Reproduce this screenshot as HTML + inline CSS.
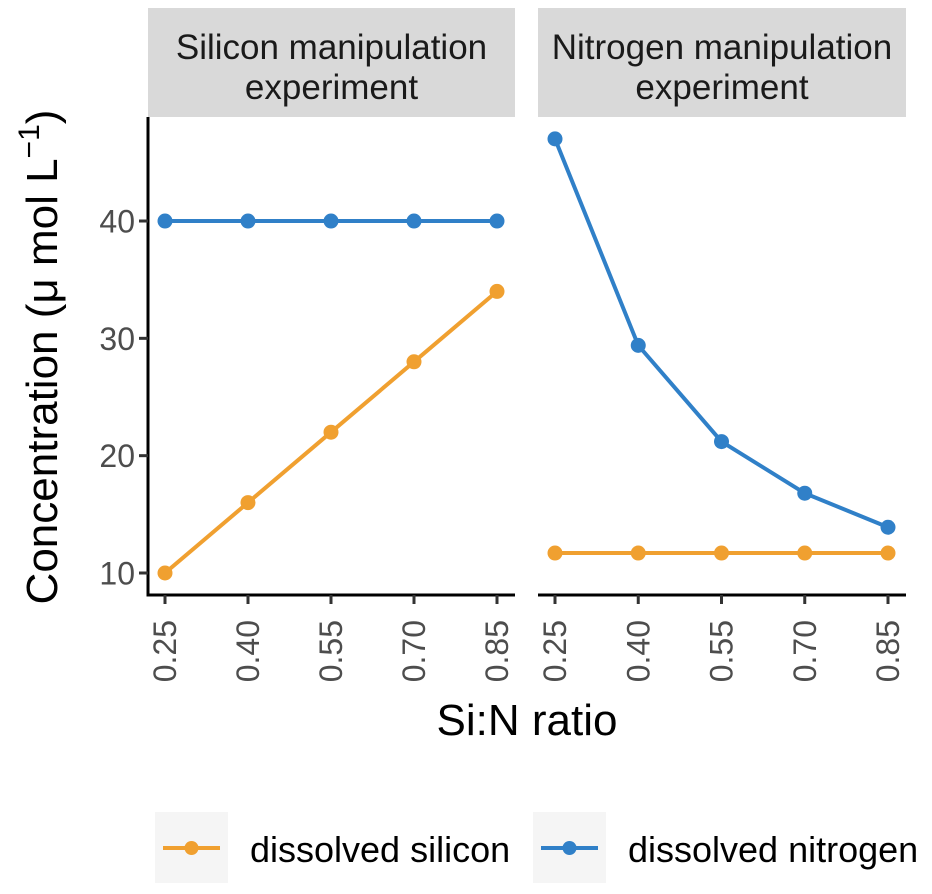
<!DOCTYPE html>
<html><head><meta charset="utf-8"><style>
html,body{margin:0;padding:0;background:#fff;}
svg text{font-family:"Liberation Sans",sans-serif;}
</style></head><body>
<svg id="c" width="932" height="889" xmlns="http://www.w3.org/2000/svg">
<rect width="932" height="889" fill="#fff"/>
<g>
<rect x="148" y="8" width="367" height="109" fill="#d9d9d9"/>
<text x="331.5" y="59" font-size="35" text-anchor="middle" fill="#1a1a1a">Silicon manipulation</text>
<text x="331.5" y="99" font-size="35" text-anchor="middle" fill="#1a1a1a">experiment</text>
</g>
<g>
<rect x="538" y="8" width="368" height="109" fill="#d9d9d9"/>
<text x="722" y="59" font-size="35" text-anchor="middle" fill="#1a1a1a">Nitrogen manipulation</text>
<text x="722" y="99" font-size="35" text-anchor="middle" fill="#1a1a1a">experiment</text>
</g>
<g id="plot"></g>
<text x="527" y="735" font-size="44" text-anchor="middle" fill="#000">Si:N ratio</text>
<text transform="translate(57,357) rotate(-90)" font-size="44" text-anchor="middle" fill="#000">Concentration (μ mol L<tspan dy="-18" font-size="30">−1</tspan><tspan dy="18">)</tspan></text>
<g>
<g>
<rect x="155" y="812" width="73" height="71" fill="#f5f5f5"/>
<line x1="163" y1="848" x2="220" y2="848" stroke="#F0A030" stroke-width="4"/>
<circle cx="191.5" cy="848" r="7" fill="#F0A030"/>
<text x="250" y="862" font-size="36" fill="#000">dissolved silicon</text>
</g>
<g>
<rect x="533" y="812" width="73" height="71" fill="#f5f5f5"/>
<line x1="541" y1="848" x2="598" y2="848" stroke="#3080C8" stroke-width="4"/>
<circle cx="569.5" cy="848" r="7" fill="#3080C8"/>
<text x="628" y="862" font-size="36" fill="#000">dissolved nitrogen</text>
</g>
</g>
</svg>
<script>
const categories=["0.25","0.40","0.55","0.70","0.85"];
const yTicks=[10,20,30,40];
const siliconExpSi=[10,16,22,28,34];
const siliconExpN=[40,40,40,40,40];
const nitrogenExpSi=[11.7,11.7,11.7,11.7,11.7];
const nitrogenExpN=[47,29.4,21.2,16.8,13.9];
const NS="http://www.w3.org/2000/svg";
const g=document.getElementById('plot');
function mk(t,a){const e=document.createElementNS(NS,t);for(const k in a)e.setAttribute(k,a[k]);g.appendChild(e);return e;}
function y(v){return 573-(v-10)*11.733;}
const panels=[{x0:148,x1:515,si:siliconExpSi,n:siliconExpN,name:'silicon-panel',yaxis:true},{x0:538,x1:906,si:nitrogenExpSi,n:nitrogenExpN,name:'nitrogen-panel',yaxis:false}];
panels.forEach(p=>{
  const xs=i=>p.x0+17+i*(p.x1-p.x0-35)/(categories.length-1);
  const xa=mk('line',{x1:p.x0,y1:595,x2:p.x1,y2:595,stroke:'#000','stroke-width':3});
  
  
  categories.forEach((c,i)=>{
    const tk=mk('line',{x1:xs(i),y1:595,x2:xs(i),y2:604,stroke:'#333','stroke-width':3});
    
    
    const t=mk('text',{transform:`translate(${xs(i)+11},620) rotate(-90)`,'font-size':32,fill:'#4d4d4d','text-anchor':'end'});
    t.textContent=c;
    
    
  });
  if(p.yaxis){
    const ya=mk('line',{x1:p.x0,y1:117,x2:p.x0,y2:596.5,stroke:'#000','stroke-width':3});
    
    
    yTicks.forEach(v=>{
      const tk=mk('line',{x1:p.x0-9,y1:y(v),x2:p.x0,y2:y(v),stroke:'#333','stroke-width':3});
      
      
      const t=mk('text',{x:p.x0-13,y:y(v)+11.5,'font-size':32,fill:'#4d4d4d','text-anchor':'end'});
      t.textContent=v;
      
      
    });
  }
  [[p.si,'#F0A030','silicon'],[p.n,'#3080C8','nitrogen']].forEach(([d,col,nm])=>{
    const pl=mk('polyline',{points:d.map((v,i)=>xs(i)+','+y(v)).join(' '),fill:'none',stroke:col,'stroke-width':4});
    
    
    d.forEach((v,i)=>{
      const c=mk('circle',{cx:xs(i),cy:y(v),r:7.5,fill:col});
      
      
    });
  });
});
</script>
</body></html>
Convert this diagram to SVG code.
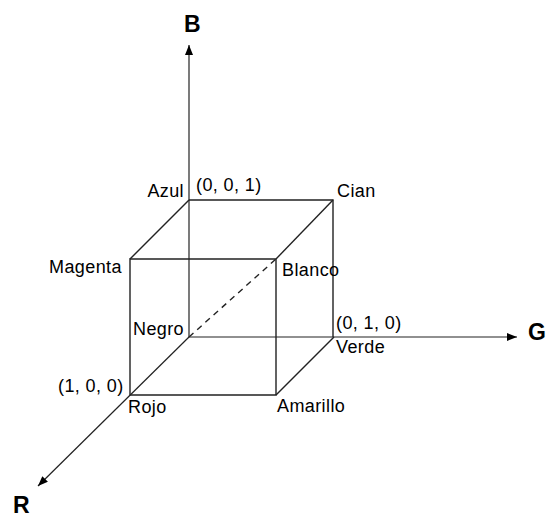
<svg xmlns="http://www.w3.org/2000/svg" width="547" height="518" viewBox="0 0 547 518">
<defs>
<marker id="arr" viewBox="0 0 10 8" refX="10" refY="4" markerWidth="10" markerHeight="8" markerUnits="userSpaceOnUse" orient="auto">
<path d="M0,0 L10,4 L0,8 z" fill="#000"/>
</marker>
</defs>
<style>
.edge{stroke:#222;stroke-width:1.4;fill:none}
.axis{stroke:#222;stroke-width:1.2;fill:none}
.lbl{font-family:"Liberation Sans",Arial,sans-serif;font-size:18px;letter-spacing:0.4px;fill:#000}
.ax{font-family:"Liberation Sans",Arial,sans-serif;font-size:23px;font-weight:bold;fill:#000}
</style>
<rect width="547" height="518" fill="#fff"/>
<g id="connectors">
<line class="axis" x1="189" y1="337" x2="189" y2="45" marker-end="url(#arr)"/>
<line class="axis" x1="189" y1="337" x2="517" y2="337" marker-end="url(#arr)"/>
<line class="axis" x1="189" y1="337" x2="38" y2="486" marker-end="url(#arr)"/>
<path class="edge" d="M189,200 H333 V337"/>
<path class="edge" d="M130,259 H276 V395 H130 Z"/>
<line class="edge" x1="130" y1="259" x2="189" y2="200"/>
<line class="edge" x1="276" y1="259" x2="333" y2="200"/>
<line class="edge" x1="276" y1="395" x2="334" y2="337"/>
<line class="edge" x1="189" y1="337" x2="276" y2="259" stroke-dasharray="6,5"/>
</g>
<g id="axis-B"><text class="ax" x="184" y="32">B</text></g>
<g id="axis-G"><text class="ax" x="528" y="340">G</text></g>
<g id="axis-R"><text class="ax" x="13" y="513">R</text></g>
<g id="azul"><text class="lbl" x="184" y="197" text-anchor="end">Azul</text><text class="lbl" x="196" y="191">(0, 0, 1)</text></g>
<g id="cian"><text class="lbl" x="337" y="197">Cian</text></g>
<g id="magenta"><text class="lbl" x="49" y="273">Magenta</text></g>
<g id="blanco"><text class="lbl" x="282" y="276">Blanco</text></g>
<g id="negro"><text class="lbl" x="133" y="335">Negro</text></g>
<g id="verde"><text class="lbl" x="336" y="329">(0, 1, 0)</text><text class="lbl" x="336" y="353">Verde</text></g>
<g id="rojo"><text class="lbl" x="58" y="392">(1, 0, 0)</text><text class="lbl" x="128" y="413">Rojo</text></g>
<g id="amarillo"><text class="lbl" x="277" y="412">Amarillo</text></g>
</svg>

* _Brief_:
Transcribe all of the material exactly, leaving out whatever pictures it contains.

* _Output below_:
Reproduce this screenshot as HTML + inline CSS.
<!DOCTYPE html>
<html><head><meta charset="utf-8"><style>
html,body{margin:0;padding:0;background:#fff;}
svg text{font-family:"Liberation Sans",sans-serif;}
</style></head><body>
<svg id="c" width="932" height="889" xmlns="http://www.w3.org/2000/svg">
<rect width="932" height="889" fill="#fff"/>
<g>
<rect x="148" y="8" width="367" height="109" fill="#d9d9d9"/>
<text x="331.5" y="59" font-size="35" text-anchor="middle" fill="#1a1a1a">Silicon manipulation</text>
<text x="331.5" y="99" font-size="35" text-anchor="middle" fill="#1a1a1a">experiment</text>
</g>
<g>
<rect x="538" y="8" width="368" height="109" fill="#d9d9d9"/>
<text x="722" y="59" font-size="35" text-anchor="middle" fill="#1a1a1a">Nitrogen manipulation</text>
<text x="722" y="99" font-size="35" text-anchor="middle" fill="#1a1a1a">experiment</text>
</g>
<g id="plot"></g>
<text x="527" y="735" font-size="44" text-anchor="middle" fill="#000">Si:N ratio</text>
<text transform="translate(57,357) rotate(-90)" font-size="44" text-anchor="middle" fill="#000">Concentration (μ mol L<tspan dy="-18" font-size="30">−1</tspan><tspan dy="18">)</tspan></text>
<g>
<g>
<rect x="155" y="812" width="73" height="71" fill="#f5f5f5"/>
<line x1="163" y1="848" x2="220" y2="848" stroke="#F0A030" stroke-width="4"/>
<circle cx="191.5" cy="848" r="7" fill="#F0A030"/>
<text x="250" y="862" font-size="36" fill="#000">dissolved silicon</text>
</g>
<g>
<rect x="533" y="812" width="73" height="71" fill="#f5f5f5"/>
<line x1="541" y1="848" x2="598" y2="848" stroke="#3080C8" stroke-width="4"/>
<circle cx="569.5" cy="848" r="7" fill="#3080C8"/>
<text x="628" y="862" font-size="36" fill="#000">dissolved nitrogen</text>
</g>
</g>
</svg>
<script>
const categories=["0.25","0.40","0.55","0.70","0.85"];
const yTicks=[10,20,30,40];
const siliconExpSi=[10,16,22,28,34];
const siliconExpN=[40,40,40,40,40];
const nitrogenExpSi=[11.7,11.7,11.7,11.7,11.7];
const nitrogenExpN=[47,29.4,21.2,16.8,13.9];
const NS="http://www.w3.org/2000/svg";
const g=document.getElementById('plot');
function mk(t,a){const e=document.createElementNS(NS,t);for(const k in a)e.setAttribute(k,a[k]);g.appendChild(e);return e;}
function y(v){return 573-(v-10)*11.733;}
const panels=[{x0:148,x1:515,si:siliconExpSi,n:siliconExpN,name:'silicon-panel',yaxis:true},{x0:538,x1:906,si:nitrogenExpSi,n:nitrogenExpN,name:'nitrogen-panel',yaxis:false}];
panels.forEach(p=>{
  const xs=i=>p.x0+17+i*(p.x1-p.x0-35)/(categories.length-1);
  const xa=mk('line',{x1:p.x0,y1:595,x2:p.x1,y2:595,stroke:'#000','stroke-width':3});
  
  
  categories.forEach((c,i)=>{
    const tk=mk('line',{x1:xs(i),y1:595,x2:xs(i),y2:604,stroke:'#333','stroke-width':3});
    
    
    const t=mk('text',{transform:`translate(${xs(i)+11},620) rotate(-90)`,'font-size':32,fill:'#4d4d4d','text-anchor':'end'});
    t.textContent=c;
    
    
  });
  if(p.yaxis){
    const ya=mk('line',{x1:p.x0,y1:117,x2:p.x0,y2:596.5,stroke:'#000','stroke-width':3});
    
    
    yTicks.forEach(v=>{
      const tk=mk('line',{x1:p.x0-9,y1:y(v),x2:p.x0,y2:y(v),stroke:'#333','stroke-width':3});
      
      
      const t=mk('text',{x:p.x0-13,y:y(v)+11.5,'font-size':32,fill:'#4d4d4d','text-anchor':'end'});
      t.textContent=v;
      
      
    });
  }
  [[p.si,'#F0A030','silicon'],[p.n,'#3080C8','nitrogen']].forEach(([d,col,nm])=>{
    const pl=mk('polyline',{points:d.map((v,i)=>xs(i)+','+y(v)).join(' '),fill:'none',stroke:col,'stroke-width':4});
    
    
    d.forEach((v,i)=>{
      const c=mk('circle',{cx:xs(i),cy:y(v),r:7.5,fill:col});
      
      
    });
  });
});
</script>
</body></html>
Convert this diagram to SVG code.
<svg xmlns="http://www.w3.org/2000/svg" width="547" height="518" viewBox="0 0 547 518">
<defs>
<marker id="arr" viewBox="0 0 10 8" refX="10" refY="4" markerWidth="10" markerHeight="8" markerUnits="userSpaceOnUse" orient="auto">
<path d="M0,0 L10,4 L0,8 z" fill="#000"/>
</marker>
</defs>
<style>
.edge{stroke:#222;stroke-width:1.4;fill:none}
.axis{stroke:#222;stroke-width:1.2;fill:none}
.lbl{font-family:"Liberation Sans",Arial,sans-serif;font-size:18px;letter-spacing:0.4px;fill:#000}
.ax{font-family:"Liberation Sans",Arial,sans-serif;font-size:23px;font-weight:bold;fill:#000}
</style>
<rect width="547" height="518" fill="#fff"/>
<g id="connectors">
<line class="axis" x1="189" y1="337" x2="189" y2="45" marker-end="url(#arr)"/>
<line class="axis" x1="189" y1="337" x2="517" y2="337" marker-end="url(#arr)"/>
<line class="axis" x1="189" y1="337" x2="38" y2="486" marker-end="url(#arr)"/>
<path class="edge" d="M189,200 H333 V337"/>
<path class="edge" d="M130,259 H276 V395 H130 Z"/>
<line class="edge" x1="130" y1="259" x2="189" y2="200"/>
<line class="edge" x1="276" y1="259" x2="333" y2="200"/>
<line class="edge" x1="276" y1="395" x2="334" y2="337"/>
<line class="edge" x1="189" y1="337" x2="276" y2="259" stroke-dasharray="6,5"/>
</g>
<g id="axis-B"><text class="ax" x="184" y="32">B</text></g>
<g id="axis-G"><text class="ax" x="528" y="340">G</text></g>
<g id="axis-R"><text class="ax" x="13" y="513">R</text></g>
<g id="azul"><text class="lbl" x="184" y="197" text-anchor="end">Azul</text><text class="lbl" x="196" y="191">(0, 0, 1)</text></g>
<g id="cian"><text class="lbl" x="337" y="197">Cian</text></g>
<g id="magenta"><text class="lbl" x="49" y="273">Magenta</text></g>
<g id="blanco"><text class="lbl" x="282" y="276">Blanco</text></g>
<g id="negro"><text class="lbl" x="133" y="335">Negro</text></g>
<g id="verde"><text class="lbl" x="336" y="329">(0, 1, 0)</text><text class="lbl" x="336" y="353">Verde</text></g>
<g id="rojo"><text class="lbl" x="58" y="392">(1, 0, 0)</text><text class="lbl" x="128" y="413">Rojo</text></g>
<g id="amarillo"><text class="lbl" x="277" y="412">Amarillo</text></g>
</svg>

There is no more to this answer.